Enter—perennial all-star, superstar and late game shot-taker/maker. Your Kobe Bryants, your LeBrons, and for the Miami Heat, your Dwyane Wades. Only Miami doesn’t have Wade anymore; they don’t have someone who can absorb the responsibility of what Wade did to the Charlotte Hornets and the purple shirt man in the playoffs, this past season. And if they do, we don’t know who it’s going to be; Wade was Miami’s late-game offense, for better or for worse.
In the 2015-16 regular season: out of the 262 shots taken when the game’s score was within 5 points (ahead or behind), in the last 5 minutes of a game, which is regarded as “clutch” time, Wade slung 89 or about 34 percent of them, per NBA.com/Stats. That doesn’t sound so horrible. The entirety of the 2016-17 Heat roster can surely make up Wade’s 34 percent. Oh, and Chris Bosh was responsible for 41—or about 16 percent—of those late-game chucks. Those—Wade’s and Bosh’s—are the highest percentage totals, by the way; Justise Winslow didn’t sneak himself a couple dozen buzzer-beating heaves, and Dragic is probably still waiting in the corner for the cross-court pass that was never coming. Now, let’s do some addition: Wade’s 34 percent plus Bosh’s 16 percent rounds out to a clean 50.
So, half of the Heat’s “clutch” shot taking has either been sidelined with no timetable for return, or lost due to unrequited love.
The Heat’s third-most prolific late-game gunner was Gora—who are you kidding—it was Luol Deng, with 26 such attempts, and he’s since switched coasts for a cool $72 million guaranteed. Next highest? Daddy Warbucks himself, Hassan Whiteside. And Whiteside actually shot an impressive 76.2 percent in the clutch (16-of-21), in the 2015-16 regular season, according to NBA.com/Stats.

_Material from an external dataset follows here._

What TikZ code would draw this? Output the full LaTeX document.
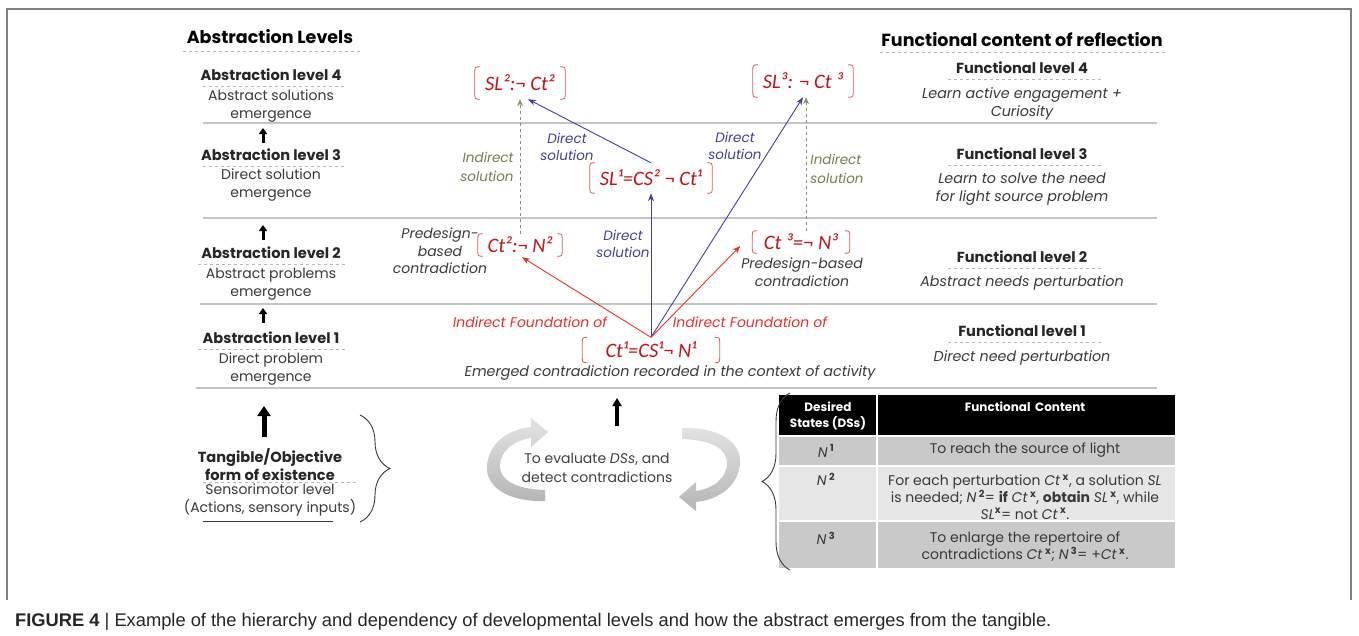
\documentclass[tikz,border=0pt]{standalone}
\usepackage{fontspec}
\setmainfont{Poppins}
\newfontfamily\formfont{Carlito}
\newfontfamily\capfont{Liberation Sans}
\usetikzlibrary{arrows.meta,decorations.pathreplacing}

\definecolor{txt}{HTML}{3A3A3A}
\definecolor{rulegray}{HTML}{C4C4C4}
\definecolor{dashgray}{HTML}{B8B8B8}
\definecolor{formred}{HTML}{C2141C}
\definecolor{brkred}{HTML}{D06060}
\definecolor{arrred}{HTML}{E8302A}
\definecolor{solblue}{HTML}{40409E}
\definecolor{indgreen}{HTML}{6F8052}
\definecolor{rowdark}{HTML}{C9C9C9}
\definecolor{rowlight}{HTML}{E6E6E6}
\definecolor{framegray}{HTML}{808080}

% rounded red brackets around a formula node
\newcommand\bracketpair[1]{%
  \draw[brkline] ([xshift=5pt]#1.north west) .. controls (#1.north west) .. ([yshift=-7pt]#1.north west)
    -- ([yshift=7pt]#1.south west) .. controls (#1.south west) .. ([xshift=5pt]#1.south west);
  \draw[brkline] ([xshift=-5pt]#1.north east) .. controls (#1.north east) .. ([yshift=-7pt]#1.north east)
    -- ([yshift=7pt]#1.south east) .. controls (#1.south east) .. ([xshift=-5pt]#1.south east);}

% one half of the evaluation cycle
\newcommand\cyclehalf{%
  (545,501) .. controls (505,502) and (485,485) .. (487,465)
  .. controls (489,445) and (505,430) .. (531,427) -- (531,418) -- (548,432) -- (531,447) -- (531,438)
  .. controls (512,441) and (500,452) .. (500,466)
  .. controls (500,480) and (515,489) .. (545,490) -- cycle}

\tikzset{
  heading/.style={font=\fontsize{17.5}{20}\selectfont\bfseries, text=black},
  lvltitle/.style={font=\fontsize{14.6}{17}\selectfont\bfseries, text=black!85},
  body/.style={font=\fontsize{14}{18.5}\selectfont, text=txt, align=center, inner sep=0},
  ibody/.style={font=\fontsize{14.3}{17.5}\selectfont\itshape, text=txt, align=center, inner sep=0},
  uline/.style={draw=dashgray, dashed, line width=0.8},
  hrule/.style={draw=rulegray, line width=1.1},
  formula/.style={font=\formfont\itshape\fontsize{20.5}{22}\selectfont, text=formred, inner sep=0},
  brkline/.style={draw=brkred, line width=0.8},
  redarr/.style={draw=arrred, line width=0.9, -{Stealth[length=8,width=6]}},
  bluearr/.style={draw=solblue, line width=0.9, -{Stealth[length=8,width=6]}},
  greenarr/.style={draw=indgreen!85, line width=0.9, dashed, -{Stealth[length=7,width=6]}},
  redlbl/.style={font=\fontsize{14}{17}\selectfont\itshape, text=arrred, inner sep=0},
  bluelbl/.style={font=\fontsize{13.5}{17.5}\selectfont\itshape, text=solblue, align=center, inner sep=0},
  greenlbl/.style={font=\fontsize{13.5}{19}\selectfont\itshape, text=indgreen, align=center, inner sep=0},
  smallup/.style={line width=3, -{Triangle[length=6,width=8]}},
  bigup/.style={line width=5, -{Triangle[length=10,width=13]}},
  cellhead/.style={font=\fontsize{12}{15.5}\selectfont\bfseries, text=white, align=center, inner sep=0},
  cell/.style={font=\fontsize{14}{16.8}\selectfont, text=txt, align=center, inner sep=0},
  cyclefill/.style={top color=gray!22, bottom color=gray!58, draw=none},
}

\begin{document}
\begin{tikzpicture}[x=1pt,y=-1pt]
\useasboundingbox (0,0) rectangle (1359,635);
\fill[white] (0,0) rectangle (1359,635);

% outer frame
\draw[framegray, line width=1.3] (7,600) -- (7,9) -- (1351,9) -- (1351,600);

% ---------- horizontal level rules ----------
\draw[hrule] (203,123) -- (1157,123);
\draw[hrule] (203,218) -- (1157,218);
\draw[hrule] (200,304) -- (1157,304);
\draw[hrule] (196,388) -- (1157,388);

% ---------- abstraction levels (left column) ----------
\node[heading] (abshead) at (270,37) {Abstraction Levels};
\draw[uline] (183,51) -- (362,51);

\node[lvltitle] (a4) at (271,75) {Abstraction level 4};
\draw[uline] (203,86) -- (345,86);
\node[body] (a4t) at (271,106) {Abstract solutions\\emergence};

\node[lvltitle] (a3) at (271,155) {Abstraction level 3};
\draw[uline] (203,166) -- (345,166);
\node[body] (a3t) at (271,185) {Direct solution\\emergence};

\node[lvltitle] (a2) at (271,253) {Abstraction level 2};
\draw[uline] (198,264) -- (345,264);
\node[body] (a2t) at (271,284) {Abstract problems\\emergence};

\node[lvltitle] (a1) at (271,338) {Abstraction level 1};
\draw[uline] (198,349) -- (347,349);
\node[body] (a1t) at (271,369) {Direct problem\\emergence};

\coordinate (u3a) at (263,143); \coordinate (u3b) at (263,128);
\coordinate (u2a) at (263,240); \coordinate (u2b) at (263,225);
\coordinate (u1a) at (263,323); \coordinate (u1b) at (263,308);
\draw[smallup] (u3a) -- (u3b);
\draw[smallup] (u2a) -- (u2b);
\draw[smallup] (u1a) -- (u1b);

\coordinate (t0a) at (264,437); \coordinate (t0b) at (264,406);
\draw[bigup] (t0a) -- (t0b);

\node[lvltitle, align=center, font=\fontsize{14.6}{18}\selectfont\bfseries] (tang) at (270,465) {Tangible/Objective\\form of existence};
\draw[uline] (203,482) -- (357,482);
\node[body] (tangt) at (270,500) {Sensorimotor level\\(Actions, sensory inputs)};
\draw[draw=txt, line width=0.8] (203,521) -- (333,521);
\draw[txt, line width=0.9, decorate, decoration={brace, amplitude=30}] (360,415) -- (360,522);

% ---------- contradiction / solution network ----------
\node[formula, minimum width=90, minimum height=32] (sl2) at (520,83) {SL²:¬ Ct²};
\node[formula, minimum width=100, minimum height=32] (sl3) at (803,81) {SL³: ¬ Ct ³};
\node[formula, minimum width=122, minimum height=30] (sl1) at (651,178) {SL¹=CS² ¬ Ct¹};
\node[formula, minimum width=84, minimum height=22] (ct2) at (520,245) {Ct²:¬ N²};
\node[formula, minimum width=97, minimum height=22] (ct3) at (801,242) {Ct ³=¬ N³};
\node[formula, minimum width=137, minimum height=25] (ct1) at (651,350) {Ct¹=CS¹¬ N¹};
\bracketpair{sl2}
\bracketpair{sl3}
\bracketpair{sl1}
\bracketpair{ct2}
\bracketpair{ct3}
\bracketpair{ct1}

\draw[greenarr] (ct2.north) -- (sl2.south);
\draw[greenarr] ([xshift=5pt]ct3.north) -- ([xshift=3pt]sl3.south);
\draw[bluearr] (sl1.north) -- ([xshift=8pt]sl2.south);
\draw[bluearr] (ct1.north) -- (sl1.south);
\draw[bluearr] (ct1.north) -- (sl3.south);
\draw[redarr] (ct1.north) -- ([xshift=2pt,yshift=-1pt]ct2.south);
\draw[redarr] (ct1.north) -- ([xshift=-12pt,yshift=-4pt]ct3.west);

\node[greenlbl, align=right] (indsolL) at (487,167) {Indirect\\solution};
\node[greenlbl, align=left] (indsolR) at (837,169) {Indirect\\solution};
\node[bluelbl] (dirsol1) at (567,147) {Direct\\solution};
\node[bluelbl] (dirsol2) at (623,244) {Direct\\solution};
\node[bluelbl] (dirsol3) at (735,146) {Direct\\solution};
\node[ibody, font=\fontsize{14}{17.5}\selectfont\itshape] (preL) at (440,251) {Predesign-\\based\\contradiction};
\node[ibody, font=\fontsize{14}{17.5}\selectfont\itshape] (preR) at (802,272) {Predesign-based\\contradiction};
\node[redlbl] (foundL) at (530,322) {Indirect Foundation of};
\node[redlbl] (foundR) at (750,322) {Indirect Foundation of};
\node[ibody] (emerged) at (670,373) {Emerged contradiction recorded in the context of activity};

% ---------- functional content (right column) ----------
\node[heading] (funchead) at (1022,40) {Functional content of reflection};
\draw[uline] (880,52) -- (1165,52);

\node[lvltitle] (f4) at (1022,68) {Functional level 4};
\draw[uline] (948,79) -- (1102,79);
\node[ibody] (f4t) at (1022,104) {Learn active engagement +\\Curiosity};

\node[lvltitle] (f3) at (1022,154) {Functional level 3};
\draw[uline] (948,165) -- (1102,165);
\node[ibody] (f3t) at (1022,189) {Learn to solve the need\\for light source problem};

\node[lvltitle] (f2) at (1022,257) {Functional level 2};
\draw[uline] (948,268) -- (1102,268);
\node[ibody] (f2t) at (1022,283) {Abstract needs perturbation};

\node[lvltitle] (f1) at (1022,331) {Functional level 1};
\draw[uline] (948,342) -- (1102,342);
\node[ibody] (f1t) at (1022,358) {Direct need perturbation};

% ---------- evaluation cycle ----------
\coordinate (mida) at (617,426); \coordinate (midb) at (617,398);
\draw[line width=3.5, -{Triangle[length=8,width=9]}] (mida) -- (midb);
\shade[cyclefill] \cyclehalf;
\begin{scope}[rotate around={180:(613.5,464.5)}]
  \shade[cyclefill] \cyclehalf;
\end{scope}
\node[body, text=black!75] (evaltxt) at (597,468) {To evaluate \textit{DSs}, and\\detect contradictions};

% ---------- desired states table ----------
\fill[black] (779,395) rectangle (1175,436);
\fill[rowdark] (779,436) rectangle (1175,466);
\fill[rowlight] (779,466) rectangle (1175,521);
\fill[rowdark] (779,521) rectangle (1175,568);
\draw[white, line width=1.6] (779,436) -- (1175,436);
\draw[white, line width=1.6] (779,466) -- (1175,466);
\draw[white, line width=1.6] (779,521) -- (1175,521);
\draw[white, line width=1.4] (877,395) -- (877,568);

\node[cellhead] (hds) at (828,416) {Desired\\States (DSs)};
\node[cellhead] (hfc) at (1025,407) {Functional\, Content};
\node[cell] (n1) at (826,451) {\textit{N}\,\textsuperscript{\bfseries 1}};
\node[cell] (c1) at (1025,450) {To reach the source of light};
\node[cell] (n2) at (826,479) {\textit{N}\,\textsuperscript{\bfseries 2}};
\node[cell] (c2) at (1025,497) {For each perturbation \textit{Ct}\,\textsuperscript{\bfseries x}, a solution \textit{SL}\\
  is needed; \textit{N}\,\textsuperscript{\bfseries 2}= \textbf{if} \textit{Ct}\,\textsuperscript{\bfseries x}, \textbf{obtain} \textit{SL}\,\textsuperscript{\bfseries x}, while\\
  \textit{SL}\textsuperscript{\bfseries x}= not \textit{Ct}\,\textsuperscript{\bfseries x}.};
\node[cell] (n3) at (826,538) {\textit{N}\,\textsuperscript{\bfseries 3}};
\node[cell] (c3) at (1025,547) {To enlarge the repertoire of\\
  contradictions \textit{Ct}\,\textsuperscript{\bfseries x}; \textit{N}\,\textsuperscript{\bfseries 3}= +\textit{Ct}\,\textsuperscript{\bfseries x}.};
\draw[txt, line width=0.9, decorate, decoration={brace, amplitude=28}] (790,570) -- (790,393);

% ---------- caption ----------
\node[anchor=base west, inner sep=0, font=\capfont\fontsize{18.3}{21}\selectfont, text=black!85] (caption) at (15,626)
  {\textbf{FIGURE 4} | Example of the hierarchy and dependency of developmental levels and how the abstract emerges from the tangible.};
\end{tikzpicture}
\end{document}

If you’re keeping track, that’s now 156 out of 262 late-game shots that the Heat won’t have this coming season. That’s about 60 percent (!). (It’s even more if you count Joe Johnson’s departure.) And although Whiteside’s 76.2 percent clutch shooting is promising, he’s not someone you can just dump the ball to and expect a bucket. That 76.2 percent shooting was the result of lob passes and clean up duty.
The fact that the Heat don’t have someone who can go get them a clutch bucket right now matters. In fact, it matters a lot. Just check last season’s Eastern Conference standings: seeds No.3 through No.6 had the same exact record (48-34); and one good fourth quarter could have put any of those four seeds up and above the rest; one bad fourth quarter put a lot of them in that four-way tie-breaker. So having a good three-fourths of a game only matters when you put a game-winning period at the end of it—and whomever is going to do that for the Heat is a mystery, for now.